SANTIAGO, Chile — A Pakistani detained in Chile said Tuesday the positive test for explosive traces he registered at the U.S. Embassy was likely a false alarm and denied any wrongdoing. He said he holds no ill will toward America.
Mohammad Saif Ur Rehman Khan was detained May 10 after the embassy said tests detected explosive traces on his cell phone and papers. Chilean authorities said they later found traces of the same substance on items in his apartment and charged him with possessing explosives.
The 28-year-old read a statement in English to reporters outside the public defenders office Tuesday, professing his innocence and calling the allegations against him "baseless and false." He said the case appeared "to have stemmed from a false alarm."
Soon after his arrest, Khan told local media he thought his detention was an attempt to cover up shame for America's actions in Iraq and Pakistan.

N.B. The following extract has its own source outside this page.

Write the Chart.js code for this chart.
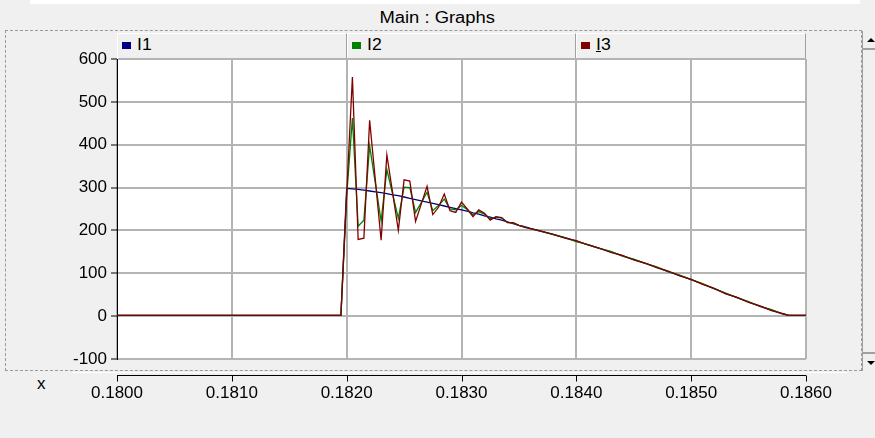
<!DOCTYPE html>
<html>
<head>
<meta charset="utf-8">
<script src="https://cdn.jsdelivr.net/npm/chart.js@4/dist/chart.umd.min.js"></script>
<style>
  html, body { margin: 0; padding: 0; width: 875px; height: 438px; overflow: hidden; background: #f0f0f0; font-family: "Liberation Sans", Arial, sans-serif; }
  #topline { position: absolute; left: 30px; top: 0; width: 830px; height: 4px; background: #fff; }
  #title { position: absolute; left: 0; top: 5px; width: 875px; height: 26px; line-height: 26px; text-align: center; font-size: 16px; color: #000; }
  #title span { display: inline-block; transform: scaleX(1.15); }
  #panel { position: absolute; left: 5px; top: 30px; width: 857px; height: 341px; border: 1px dashed #9a9a9a; box-sizing: border-box; }
  #legend { position: absolute; left: 117px; top: 33px; width: 689px; height: 26px; display: flex; }
  .cell { flex: 1; box-sizing: border-box; border-top: 1px solid #fff; border-left: 1px solid #fff; border-right: 1px solid #a0a0a0; font-size: 16px; line-height: 22px; padding-left: 4px; color: #000; }
  .cell span.t { display: inline-block; transform: scaleX(1.1); transform-origin: left; }
  .sw { display: inline-block; width: 9px; height: 7px; margin-right: 6px; vertical-align: 1px; }
  #plotbg { position: absolute; left: 117px; top: 59px; width: 689px; height: 300px; background: #fff; }
  #scroll { position: absolute; left: 862px; top: 31px; width: 13px; height: 340px; border-left: 1px solid #a0a0a0; box-sizing: border-box; }
  #btnup, #btndn { position: absolute; left: 0; width: 13px; height: 17px; }
  #btnup { top: 0; border-bottom: 2px solid #a0a0a0; }
  #btndn { bottom: 0; border-top: 2px solid #a0a0a0; }
  .tri { position: absolute; left: 4px; width: 0; height: 0; border-left: 4px solid transparent; border-right: 4px solid transparent; }
  #btnup .tri { top: 7px; border-bottom: 4px solid #000; }
  #btndn .tri { top: 7px; border-top: 4px solid #000; }
  #axisline { position: absolute; left: 72px; top: 372px; width: 775px; height: 1px; background: #fff; }
  #xlab { position: absolute; left: 37px; top: 374px; font-size: 17px; color: #000; }
  #c { position: absolute; left: 0; top: 0; }
</style>
</head>
<body>
<div id="topline"></div>
<div id="title"><span>Main : Graphs</span></div>
<div id="panel"></div>
<div id="legend"></div>
<div id="plotbg"></div>
<div id="scroll"><div id="btnup"><div class="tri"></div></div><div id="btndn"><div class="tri"></div></div></div>
<div id="axisline"></div>
<div id="xlab">x</div>
<canvas id="c" width="875" height="438"></canvas>
<script>
// sample times (s), shared by the three currents
const times = [
    0.1800, 0.18195,
    0.1820, 0.18205, 0.1821, 0.18215, 0.1822, 0.18225, 0.1823, 0.18235, 0.1824, 0.18245,
    0.1825, 0.18255, 0.1826, 0.18265, 0.1827, 0.18275, 0.1828, 0.18285, 0.1829, 0.18295,
    0.1830, 0.18305, 0.1831, 0.18315, 0.1832, 0.18325, 0.1833, 0.18335, 0.1834, 0.18345,
    0.1835, 0.18355, 0.1836,
    0.1837, 0.1838, 0.1839, 0.1840, 0.1841, 0.1842, 0.1843, 0.1844, 0.1845, 0.1846,
    0.1847, 0.1848, 0.1849, 0.1850, 0.1851, 0.1852, 0.1853, 0.1854, 0.1855, 0.1856,
    0.1857, 0.1858, 0.18585, 0.1860
];
const i1 = [
    2, 2,
    298, 297, 296, 294, 292, 290, 288, 286, 283, 281,
    278, 275, 272, 269, 266, 263, 260, 257, 254, 251,
    248, 245, 241, 238, 234, 231, 227, 224, 220, 216,
    212, 209, 205,
    198, 190, 183, 175, 167, 158, 150, 141, 132, 123,
    114, 104, 95, 85, 75, 64, 53, 43, 33, 23,
    14, 5, 2, 2
];
const i2 = [
    2, 2,
    280, 462, 210, 224, 397, 310, 222, 342, 285, 228,
    301, 300, 242, 265, 289, 246, 258, 273, 250, 248,
    258, 249, 236, 244, 238, 227, 231, 229, 219, 217,
    212, 208, 204,
    197, 191, 183, 174, 167, 158, 151, 140, 133, 123,
    115, 104, 96, 85, 76, 64, 54, 43, 34, 23,
    15, 5, 2, 2
];
const i3 = [
    2, 2,
    285, 558, 179, 182, 457, 317, 177, 376, 288, 200,
    318, 315, 221, 262, 303, 237, 254, 285, 246, 242,
    266, 250, 232, 248, 240, 224, 232, 230, 218, 218,
    212, 207, 204,
    198, 191, 182, 176, 166, 159, 149, 142, 131, 124,
    113, 105, 94, 86, 74, 65, 52, 44, 32, 24,
    13, 6, 2, 2
];
const seriesNames = ['I1', 'I2', 'I3'];
const seriesColors = ['#000080', '#008000', '#800000'];
const xTicks = [0.1800, 0.1810, 0.1820, 0.1830, 0.1840, 0.1850, 0.1860];
const yTicks = [-100, 0, 100, 200, 300, 400, 500, 600];

const FONT = { family: '"Liberation Sans", Arial, sans-serif', size: 17 };

// legend strip (html, like the window header cells)
const legend = document.getElementById('legend');
seriesNames.forEach((name, k) => {
    const cell = document.createElement('div');
    cell.className = 'cell';
    const label = k === 2 ? '<u>I</u>3' : name;
    cell.innerHTML = '<span class="sw" style="background:' + seriesColors[k] + '"></span><span class="t">' + label + '</span>';
    legend.appendChild(cell);
});

const toPoints = vals => vals.map((v, k) => ({ x: times[k], y: v }));

// separate time axis drawn under the panel
const timeAxis = {
    id: 'timeAxis',
    afterDraw(chart) {
        const { ctx, scales: { x } } = chart;
        const y0 = 375.5;
        ctx.save();
        ctx.strokeStyle = '#000';
        ctx.lineWidth = 1;
        ctx.beginPath();
        ctx.moveTo(x.left, y0);
        ctx.lineTo(x.right, y0);
        x.ticks.forEach(t => {
            const px = Math.round(x.getPixelForValue(t.value)) + 0.5;
            ctx.moveTo(px, y0);
            ctx.lineTo(px, y0 + 6);
        });
        ctx.stroke();
        ctx.restore();
    }
};

new Chart(document.getElementById('c'), {
    type: 'line',
    data: {
        datasets: [
            { label: 'I1', data: toPoints(i1), borderColor: seriesColors[0], borderWidth: 1.3, pointRadius: 0, tension: 0, order: 2 },
            { label: 'I2', data: toPoints(i2), borderColor: seriesColors[1], borderWidth: 1.3, pointRadius: 0, tension: 0, order: 1 },
            { label: 'I3', data: toPoints(i3), borderColor: seriesColors[2], borderWidth: 1.3, pointRadius: 0, tension: 0, order: 0 }
        ]
    },
    options: {
        responsive: false,
        animation: false,
        devicePixelRatio: 1,
        layout: { padding: { left: 0, top: 59, right: 69, bottom: 0 } },
        plugins: { legend: { display: false }, tooltip: { enabled: false } },
        scales: {
            x: {
                type: 'linear', min: 0.18, max: 0.186,
                afterBuildTicks: a => { a.ticks = xTicks.map(v => ({ value: v })); },
                afterFit: s => { s.height = 79; },
                grid: { color: '#b4b4b4', lineWidth: 2, drawTicks: false },
                border: { display: false },
                ticks: { padding: 24, color: '#000', font: FONT, autoSkip: false, maxRotation: 0, callback: v => v.toFixed(4) }
            },
            y: {
                min: -100, max: 600,
                afterBuildTicks: a => { a.ticks = yTicks.map(v => ({ value: v })); },
                afterFit: s => { s.width = 117; },
                grid: { color: '#b4b4b4', lineWidth: 2, tickLength: 6, tickColor: '#000', tickWidth: 1 },
                border: { color: '#000', width: 1 },
                ticks: { padding: 4, color: '#000', font: FONT, callback: v => String(v) }
            }
        }
    },
    plugins: [timeAxis]
});
</script>
</body>
</html>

But on Tuesday he was less critical of the United States.
"I have friends and family in the United States of America and more than anyone I want America to be safe and secure," he said. "I have been to the U.S. and I greatly admire the American values of truth, justice and freedom."
In Tuesday's statement, Khan repeated his claim that he was in Chile to learn Spanish and study the tourism industry.
Khan has been released from detention but is not allowed to leave Chile's capital pending the investigation. He is staying at a student residence in Santiago.
A summary of the closed hearing posted on the judiciary's website Saturday said both TNT and tetryl – a chemical that boosts the power of explosives – were found on his cell phone and documents at the embassy. It added that a police search of his room later found the same chemicals on his clothes, a suitcase and a computer bag.